Now, let’s explain why the rollback algorithm needs to use CAS rather than simply doing fetch_add(this->in_, -len) to subtract the claimed length. The challenge with rollback is that after in exceeds the limit, each producer doesn’t know how much to roll back without causing issues.

Take a look at the example below:

Rollback 1

Before this round of allocations, in was 1000, and there were 12 bytes left, meaning allocations up to 1012 are valid. But because threads A, B, and C all requested memory at the same time, in was pushed to 1030. Threads B and C realize their allocations exceeded the limit and prepare to roll back. If thread B rolls back first, here’s what could happen:

  1. Thread B reduces in to 1025 using fetch_add(this->in_, -5).
  2. The consumer thread D frees up space, allowing in to go up to 1040.
  3. Thread B tries to allocate 5 bytes again and gets the memory from 1025 to 1030, pushing in to 1030.
  4. Thread C starts its rollback, finds its allocation is now valid, and writes data.

This leads to the following problem:

Rollback 2

As shown, data allocated to threads B and C overlaps.

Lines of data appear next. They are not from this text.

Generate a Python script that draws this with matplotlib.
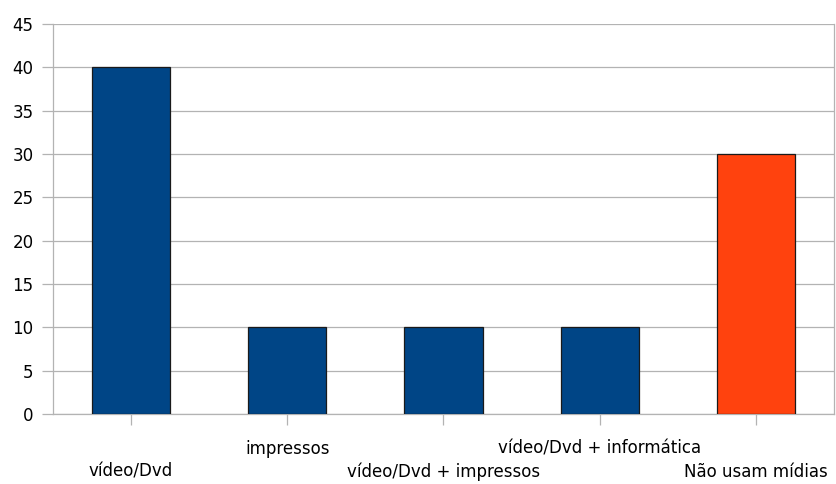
import numpy as np
import matplotlib.pyplot as plt

categories = ["vídeo/Dvd", "impressos", "vídeo/Dvd + impressos",
              "vídeo/Dvd + informática", "Não usam mídias"]
values = [40, 10, 10, 10, 30]
colors = ["#004586", "#004586", "#004586", "#004586", "#ff420e"]
yticks = np.arange(0, 50, 5)

plt.rcParams['font.family'] = ['DejaVu Sans']
plt.rcParams['font.size'] = 12

fig = plt.figure(figsize=(8.36, 4.84), dpi=100)
ax = fig.add_axes([0.0634, 0.1446, 0.9342, 0.8058])

x = np.arange(len(categories))
ax.bar(x, values, width=0.5, color=colors, edgecolor="#1a1a1a", linewidth=0.9, zorder=3)

ax.set_xlim(-0.5, len(categories) - 0.5)
ax.set_ylim(0, 45)
ax.set_yticks(yticks)
ax.yaxis.grid(True, color="#b3b3b3", linewidth=0.9, zorder=0)

# category labels staggered over two rows
ax.set_xticks(x)
ax.set_xticklabels([])
for i, c in enumerate(categories):
    off = 41.5 if i % 2 == 0 else 25
    ax.annotate(c, xy=(i, 0), xycoords=("data", "axes fraction"),
                xytext=(0, -off), textcoords="offset points",
                ha="center", va="center")

for s in ["left", "bottom", "right"]:
    ax.spines[s].set_color("#b3b3b3")
    ax.spines[s].set_linewidth(0.9)
ax.spines["top"].set_visible(False)
ax.tick_params(axis="both", color="#b3b3b3", length=8, width=0.9)
ax.tick_params(axis="y", pad=6)

fig.savefig("out.png", dpi=100)
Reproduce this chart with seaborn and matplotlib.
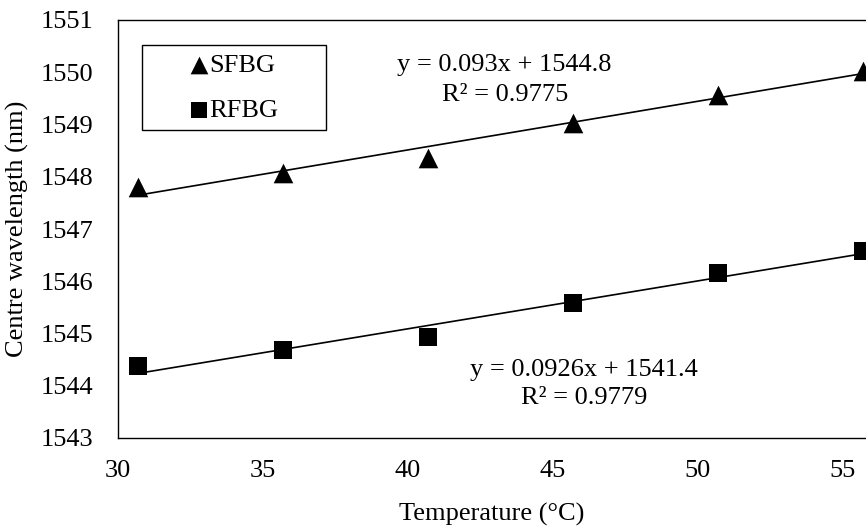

The core principle of the CAS rollback algorithm is to have in roll back step by step, with each thread responsible for rolling back its own allocation. If space is freed during rollback, it can stop rolling back.

Solution Summary

The combination of fetch_add and rollback in BqLog has created a optimized "High-Concurrency" queue model. Based on the final benchmark results, in terms of throughput and latency, this approach has outperformed LMAX Disruptor in multi-concurrent scenarios. While this optimization doesn’t have much impact on client applications, it shows significant value in server-side or other high-concurrency environments.